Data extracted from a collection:
******************************

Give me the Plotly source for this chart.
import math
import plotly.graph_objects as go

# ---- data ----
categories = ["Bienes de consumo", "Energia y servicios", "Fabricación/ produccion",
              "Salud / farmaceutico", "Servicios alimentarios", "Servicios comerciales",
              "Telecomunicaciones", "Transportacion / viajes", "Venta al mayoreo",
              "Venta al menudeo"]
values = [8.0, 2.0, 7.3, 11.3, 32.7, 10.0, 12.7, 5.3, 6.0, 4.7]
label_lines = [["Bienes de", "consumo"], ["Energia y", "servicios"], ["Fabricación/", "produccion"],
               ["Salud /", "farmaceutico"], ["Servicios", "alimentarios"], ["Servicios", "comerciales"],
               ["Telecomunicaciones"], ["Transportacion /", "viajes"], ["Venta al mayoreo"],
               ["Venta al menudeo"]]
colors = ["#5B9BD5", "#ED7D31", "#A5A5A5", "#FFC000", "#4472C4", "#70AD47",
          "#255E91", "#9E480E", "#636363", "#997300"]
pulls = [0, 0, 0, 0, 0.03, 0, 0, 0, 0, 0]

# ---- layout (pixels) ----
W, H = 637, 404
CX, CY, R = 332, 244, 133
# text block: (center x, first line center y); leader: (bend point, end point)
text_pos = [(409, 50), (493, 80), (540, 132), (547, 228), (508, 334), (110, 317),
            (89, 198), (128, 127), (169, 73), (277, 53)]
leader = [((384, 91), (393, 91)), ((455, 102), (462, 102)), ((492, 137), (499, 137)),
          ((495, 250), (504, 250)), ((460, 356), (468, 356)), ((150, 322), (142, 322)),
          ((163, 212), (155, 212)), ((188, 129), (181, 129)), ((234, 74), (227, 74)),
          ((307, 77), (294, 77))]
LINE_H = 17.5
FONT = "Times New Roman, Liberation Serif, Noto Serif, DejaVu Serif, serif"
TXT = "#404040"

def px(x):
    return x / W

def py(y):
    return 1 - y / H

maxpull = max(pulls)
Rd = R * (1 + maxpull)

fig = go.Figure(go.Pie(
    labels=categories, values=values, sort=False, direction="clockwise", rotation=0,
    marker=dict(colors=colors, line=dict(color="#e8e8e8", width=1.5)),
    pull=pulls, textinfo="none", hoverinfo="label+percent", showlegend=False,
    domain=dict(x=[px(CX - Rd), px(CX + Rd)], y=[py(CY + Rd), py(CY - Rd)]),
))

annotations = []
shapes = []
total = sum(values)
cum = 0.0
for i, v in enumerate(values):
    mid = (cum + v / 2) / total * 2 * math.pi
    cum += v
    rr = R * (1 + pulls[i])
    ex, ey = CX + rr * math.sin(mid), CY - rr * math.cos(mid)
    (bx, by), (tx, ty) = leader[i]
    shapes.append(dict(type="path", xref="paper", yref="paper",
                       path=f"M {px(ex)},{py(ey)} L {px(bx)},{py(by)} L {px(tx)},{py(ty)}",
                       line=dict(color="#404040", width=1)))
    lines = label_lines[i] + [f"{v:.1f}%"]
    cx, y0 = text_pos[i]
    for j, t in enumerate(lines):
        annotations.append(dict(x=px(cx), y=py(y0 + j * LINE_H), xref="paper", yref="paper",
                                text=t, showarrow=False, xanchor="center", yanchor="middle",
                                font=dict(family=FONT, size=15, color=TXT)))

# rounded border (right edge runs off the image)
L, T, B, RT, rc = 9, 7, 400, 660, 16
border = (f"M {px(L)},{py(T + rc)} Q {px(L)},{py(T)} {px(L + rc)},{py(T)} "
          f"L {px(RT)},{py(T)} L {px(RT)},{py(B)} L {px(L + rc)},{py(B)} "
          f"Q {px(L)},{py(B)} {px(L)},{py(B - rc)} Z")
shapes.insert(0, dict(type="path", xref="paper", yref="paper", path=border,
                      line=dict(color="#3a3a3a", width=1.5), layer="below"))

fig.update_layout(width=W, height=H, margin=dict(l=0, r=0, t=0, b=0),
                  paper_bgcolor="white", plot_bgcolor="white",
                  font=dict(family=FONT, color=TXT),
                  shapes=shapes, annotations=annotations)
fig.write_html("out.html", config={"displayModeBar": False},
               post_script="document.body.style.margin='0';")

******************************

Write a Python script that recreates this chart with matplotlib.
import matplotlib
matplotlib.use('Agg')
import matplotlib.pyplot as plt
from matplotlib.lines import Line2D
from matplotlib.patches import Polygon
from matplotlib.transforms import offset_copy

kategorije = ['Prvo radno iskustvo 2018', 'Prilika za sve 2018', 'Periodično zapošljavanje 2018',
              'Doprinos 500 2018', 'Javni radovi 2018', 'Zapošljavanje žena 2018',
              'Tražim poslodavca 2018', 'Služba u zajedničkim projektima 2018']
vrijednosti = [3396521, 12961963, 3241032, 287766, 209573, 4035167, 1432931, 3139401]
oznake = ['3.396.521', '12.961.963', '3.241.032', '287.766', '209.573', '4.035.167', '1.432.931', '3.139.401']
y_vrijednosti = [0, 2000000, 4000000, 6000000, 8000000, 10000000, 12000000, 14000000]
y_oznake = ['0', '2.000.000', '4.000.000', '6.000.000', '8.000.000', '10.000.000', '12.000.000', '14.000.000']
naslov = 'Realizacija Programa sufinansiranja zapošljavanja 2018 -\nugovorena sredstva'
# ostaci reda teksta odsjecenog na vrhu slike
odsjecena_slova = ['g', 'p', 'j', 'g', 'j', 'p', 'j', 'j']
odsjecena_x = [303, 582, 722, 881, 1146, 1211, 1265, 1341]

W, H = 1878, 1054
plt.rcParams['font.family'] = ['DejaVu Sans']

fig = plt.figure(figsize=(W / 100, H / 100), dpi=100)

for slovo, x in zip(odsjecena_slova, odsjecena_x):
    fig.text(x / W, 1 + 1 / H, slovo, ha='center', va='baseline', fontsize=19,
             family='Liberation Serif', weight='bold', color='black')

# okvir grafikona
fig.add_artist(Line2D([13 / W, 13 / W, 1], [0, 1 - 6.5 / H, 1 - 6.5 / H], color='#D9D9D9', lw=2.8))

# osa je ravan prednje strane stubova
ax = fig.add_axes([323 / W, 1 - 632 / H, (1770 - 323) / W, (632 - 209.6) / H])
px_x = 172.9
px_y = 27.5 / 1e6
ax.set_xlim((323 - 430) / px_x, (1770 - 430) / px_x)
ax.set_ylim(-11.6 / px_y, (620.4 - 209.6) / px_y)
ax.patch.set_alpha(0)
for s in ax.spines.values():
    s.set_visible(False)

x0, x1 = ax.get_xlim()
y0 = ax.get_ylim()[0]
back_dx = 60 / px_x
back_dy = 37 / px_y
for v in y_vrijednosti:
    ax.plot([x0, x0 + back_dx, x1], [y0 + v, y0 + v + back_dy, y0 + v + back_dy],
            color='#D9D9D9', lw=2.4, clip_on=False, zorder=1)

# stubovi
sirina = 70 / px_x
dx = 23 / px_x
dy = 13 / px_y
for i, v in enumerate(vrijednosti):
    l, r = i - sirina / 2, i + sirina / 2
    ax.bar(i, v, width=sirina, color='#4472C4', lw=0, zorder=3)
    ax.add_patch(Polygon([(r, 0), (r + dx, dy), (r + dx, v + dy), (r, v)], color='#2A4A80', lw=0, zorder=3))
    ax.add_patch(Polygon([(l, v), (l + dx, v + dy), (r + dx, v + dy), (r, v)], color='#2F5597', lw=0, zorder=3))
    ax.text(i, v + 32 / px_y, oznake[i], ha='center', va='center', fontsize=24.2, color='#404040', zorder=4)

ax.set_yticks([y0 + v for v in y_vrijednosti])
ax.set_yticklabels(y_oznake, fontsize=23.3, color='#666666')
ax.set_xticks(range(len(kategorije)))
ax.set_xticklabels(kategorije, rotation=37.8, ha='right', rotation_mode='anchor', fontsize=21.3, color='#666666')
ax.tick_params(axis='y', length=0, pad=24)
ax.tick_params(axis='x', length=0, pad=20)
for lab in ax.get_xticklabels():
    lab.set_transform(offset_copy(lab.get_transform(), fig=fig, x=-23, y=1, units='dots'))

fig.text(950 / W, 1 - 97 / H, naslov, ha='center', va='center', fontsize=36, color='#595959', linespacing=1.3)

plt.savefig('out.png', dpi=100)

******************************

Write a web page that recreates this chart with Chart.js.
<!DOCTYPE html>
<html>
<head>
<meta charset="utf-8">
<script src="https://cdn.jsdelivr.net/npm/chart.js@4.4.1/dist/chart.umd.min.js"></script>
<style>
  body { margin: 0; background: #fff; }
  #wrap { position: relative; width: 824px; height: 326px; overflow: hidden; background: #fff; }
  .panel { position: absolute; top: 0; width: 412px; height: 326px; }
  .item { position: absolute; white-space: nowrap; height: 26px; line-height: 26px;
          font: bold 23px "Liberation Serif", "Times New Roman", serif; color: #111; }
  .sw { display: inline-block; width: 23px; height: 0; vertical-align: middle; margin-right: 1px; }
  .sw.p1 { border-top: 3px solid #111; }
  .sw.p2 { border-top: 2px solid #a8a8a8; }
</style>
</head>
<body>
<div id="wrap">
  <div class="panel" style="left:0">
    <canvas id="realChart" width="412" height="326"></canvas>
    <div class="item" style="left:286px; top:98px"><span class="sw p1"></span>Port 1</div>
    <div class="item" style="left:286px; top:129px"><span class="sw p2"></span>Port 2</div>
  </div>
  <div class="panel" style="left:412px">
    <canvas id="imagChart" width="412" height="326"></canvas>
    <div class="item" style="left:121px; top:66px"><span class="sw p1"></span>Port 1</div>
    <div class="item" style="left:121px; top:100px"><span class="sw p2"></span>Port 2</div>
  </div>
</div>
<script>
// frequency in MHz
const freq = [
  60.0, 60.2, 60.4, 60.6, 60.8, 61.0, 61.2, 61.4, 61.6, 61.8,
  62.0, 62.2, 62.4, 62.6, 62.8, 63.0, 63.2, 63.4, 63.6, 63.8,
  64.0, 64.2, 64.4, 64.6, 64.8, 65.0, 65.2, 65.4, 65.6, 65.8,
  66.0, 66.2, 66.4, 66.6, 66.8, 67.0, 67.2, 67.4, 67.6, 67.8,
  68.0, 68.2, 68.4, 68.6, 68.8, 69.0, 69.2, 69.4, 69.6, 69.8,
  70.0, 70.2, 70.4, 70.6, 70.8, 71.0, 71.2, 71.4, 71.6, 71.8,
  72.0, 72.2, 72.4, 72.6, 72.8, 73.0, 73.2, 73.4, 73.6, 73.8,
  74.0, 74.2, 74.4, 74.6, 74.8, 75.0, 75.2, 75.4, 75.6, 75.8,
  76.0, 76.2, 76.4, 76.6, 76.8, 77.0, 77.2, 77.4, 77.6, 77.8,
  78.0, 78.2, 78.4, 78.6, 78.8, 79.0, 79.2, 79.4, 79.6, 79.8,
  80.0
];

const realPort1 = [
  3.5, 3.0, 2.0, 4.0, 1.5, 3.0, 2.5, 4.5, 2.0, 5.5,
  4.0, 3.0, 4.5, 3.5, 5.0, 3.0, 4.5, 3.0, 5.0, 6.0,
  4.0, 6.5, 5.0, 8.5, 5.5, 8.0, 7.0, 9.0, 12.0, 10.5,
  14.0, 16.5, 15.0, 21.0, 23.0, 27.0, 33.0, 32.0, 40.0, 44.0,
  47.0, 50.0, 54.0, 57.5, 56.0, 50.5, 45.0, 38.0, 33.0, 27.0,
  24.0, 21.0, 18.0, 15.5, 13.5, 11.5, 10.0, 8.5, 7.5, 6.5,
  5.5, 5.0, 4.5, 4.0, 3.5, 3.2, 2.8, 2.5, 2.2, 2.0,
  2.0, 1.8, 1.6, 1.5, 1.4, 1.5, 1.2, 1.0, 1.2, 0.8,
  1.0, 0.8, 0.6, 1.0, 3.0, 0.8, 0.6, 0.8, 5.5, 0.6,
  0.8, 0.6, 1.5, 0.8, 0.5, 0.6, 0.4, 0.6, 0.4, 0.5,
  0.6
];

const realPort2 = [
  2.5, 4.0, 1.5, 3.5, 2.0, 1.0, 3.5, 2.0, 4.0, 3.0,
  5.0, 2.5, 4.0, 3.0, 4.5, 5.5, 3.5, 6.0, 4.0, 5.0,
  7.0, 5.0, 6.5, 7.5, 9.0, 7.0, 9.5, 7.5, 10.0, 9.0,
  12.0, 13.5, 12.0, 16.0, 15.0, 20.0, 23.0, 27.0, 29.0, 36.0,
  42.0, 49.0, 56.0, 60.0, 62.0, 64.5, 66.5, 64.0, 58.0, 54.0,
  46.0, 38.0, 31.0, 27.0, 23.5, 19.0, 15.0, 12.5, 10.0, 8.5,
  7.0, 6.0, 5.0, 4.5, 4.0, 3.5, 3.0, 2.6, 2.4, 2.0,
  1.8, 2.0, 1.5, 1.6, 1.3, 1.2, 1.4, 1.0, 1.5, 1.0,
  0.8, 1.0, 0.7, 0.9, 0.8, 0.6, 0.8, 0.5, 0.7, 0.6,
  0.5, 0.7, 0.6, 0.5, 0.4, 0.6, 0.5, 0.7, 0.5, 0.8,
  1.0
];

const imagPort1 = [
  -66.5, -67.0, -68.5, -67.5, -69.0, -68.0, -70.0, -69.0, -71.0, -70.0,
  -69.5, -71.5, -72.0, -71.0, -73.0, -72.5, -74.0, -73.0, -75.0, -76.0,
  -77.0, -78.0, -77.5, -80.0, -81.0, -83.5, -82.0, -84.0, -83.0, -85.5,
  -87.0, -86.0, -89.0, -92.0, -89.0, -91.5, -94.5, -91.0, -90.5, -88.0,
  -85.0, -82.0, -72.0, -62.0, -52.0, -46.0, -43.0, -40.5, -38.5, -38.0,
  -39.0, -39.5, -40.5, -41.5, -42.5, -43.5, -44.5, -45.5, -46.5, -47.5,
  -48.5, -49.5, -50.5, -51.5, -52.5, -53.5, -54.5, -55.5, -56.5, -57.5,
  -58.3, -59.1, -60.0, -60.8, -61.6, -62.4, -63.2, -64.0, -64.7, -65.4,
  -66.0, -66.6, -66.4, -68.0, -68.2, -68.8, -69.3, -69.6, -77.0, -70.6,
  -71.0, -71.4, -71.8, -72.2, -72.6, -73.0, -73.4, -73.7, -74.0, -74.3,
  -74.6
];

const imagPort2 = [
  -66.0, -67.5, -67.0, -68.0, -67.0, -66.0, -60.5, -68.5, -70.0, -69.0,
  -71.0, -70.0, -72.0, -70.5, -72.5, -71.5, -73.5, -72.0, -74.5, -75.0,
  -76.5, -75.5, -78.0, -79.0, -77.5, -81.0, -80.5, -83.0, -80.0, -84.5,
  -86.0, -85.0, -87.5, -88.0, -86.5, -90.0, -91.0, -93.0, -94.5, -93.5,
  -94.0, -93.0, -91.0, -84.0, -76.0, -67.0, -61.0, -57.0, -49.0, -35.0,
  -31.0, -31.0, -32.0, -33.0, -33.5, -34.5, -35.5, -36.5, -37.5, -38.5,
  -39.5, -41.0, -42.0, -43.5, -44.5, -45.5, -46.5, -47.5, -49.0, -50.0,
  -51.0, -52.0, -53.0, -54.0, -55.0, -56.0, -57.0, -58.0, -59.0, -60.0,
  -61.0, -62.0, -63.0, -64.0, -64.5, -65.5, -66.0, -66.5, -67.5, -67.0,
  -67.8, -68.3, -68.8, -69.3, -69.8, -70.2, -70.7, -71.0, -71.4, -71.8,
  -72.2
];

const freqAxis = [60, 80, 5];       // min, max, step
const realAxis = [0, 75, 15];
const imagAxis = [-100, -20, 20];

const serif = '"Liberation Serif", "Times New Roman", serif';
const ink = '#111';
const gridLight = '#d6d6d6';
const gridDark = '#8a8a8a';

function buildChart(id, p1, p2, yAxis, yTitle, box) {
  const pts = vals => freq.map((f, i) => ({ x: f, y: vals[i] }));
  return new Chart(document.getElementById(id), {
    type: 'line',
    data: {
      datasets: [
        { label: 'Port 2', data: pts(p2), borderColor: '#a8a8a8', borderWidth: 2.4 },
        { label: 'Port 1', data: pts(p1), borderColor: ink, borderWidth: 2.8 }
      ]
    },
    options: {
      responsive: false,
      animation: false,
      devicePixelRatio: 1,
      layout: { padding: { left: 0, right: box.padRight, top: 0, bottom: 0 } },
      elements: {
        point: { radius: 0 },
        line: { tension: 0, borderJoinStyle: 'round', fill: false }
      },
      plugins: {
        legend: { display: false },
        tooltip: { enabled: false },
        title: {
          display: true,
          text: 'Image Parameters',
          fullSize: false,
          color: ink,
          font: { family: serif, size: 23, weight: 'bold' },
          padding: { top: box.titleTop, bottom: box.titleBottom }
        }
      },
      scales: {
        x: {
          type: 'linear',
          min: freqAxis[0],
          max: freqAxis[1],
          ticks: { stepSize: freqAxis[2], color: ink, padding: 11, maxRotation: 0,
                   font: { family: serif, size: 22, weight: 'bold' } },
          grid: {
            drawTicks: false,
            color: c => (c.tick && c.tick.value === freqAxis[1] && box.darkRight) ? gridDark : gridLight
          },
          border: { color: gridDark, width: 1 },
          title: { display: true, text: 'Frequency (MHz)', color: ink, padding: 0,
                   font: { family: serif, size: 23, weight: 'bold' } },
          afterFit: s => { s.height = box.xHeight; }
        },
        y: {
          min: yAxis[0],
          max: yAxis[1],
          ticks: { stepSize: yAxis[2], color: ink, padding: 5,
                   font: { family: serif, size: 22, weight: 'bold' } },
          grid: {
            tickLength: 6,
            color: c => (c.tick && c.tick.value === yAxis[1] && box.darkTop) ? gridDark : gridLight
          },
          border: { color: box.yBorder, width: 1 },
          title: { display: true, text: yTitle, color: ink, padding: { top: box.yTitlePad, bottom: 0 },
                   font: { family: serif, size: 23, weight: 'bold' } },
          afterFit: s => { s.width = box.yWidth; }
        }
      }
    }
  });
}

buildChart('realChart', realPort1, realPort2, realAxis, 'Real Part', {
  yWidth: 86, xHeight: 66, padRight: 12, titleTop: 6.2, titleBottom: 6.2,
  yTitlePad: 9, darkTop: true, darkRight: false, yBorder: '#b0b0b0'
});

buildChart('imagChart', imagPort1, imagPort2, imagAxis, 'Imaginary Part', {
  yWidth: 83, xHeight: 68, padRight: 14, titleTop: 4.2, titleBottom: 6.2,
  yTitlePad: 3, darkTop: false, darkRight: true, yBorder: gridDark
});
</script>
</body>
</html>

******************************

Exercise details:
Reproduce every line of the listing above in which the string "that" appears.

Result of the task:
Write a Python script that recreates this chart with matplotlib.
Write a web page that recreates this chart with Chart.js.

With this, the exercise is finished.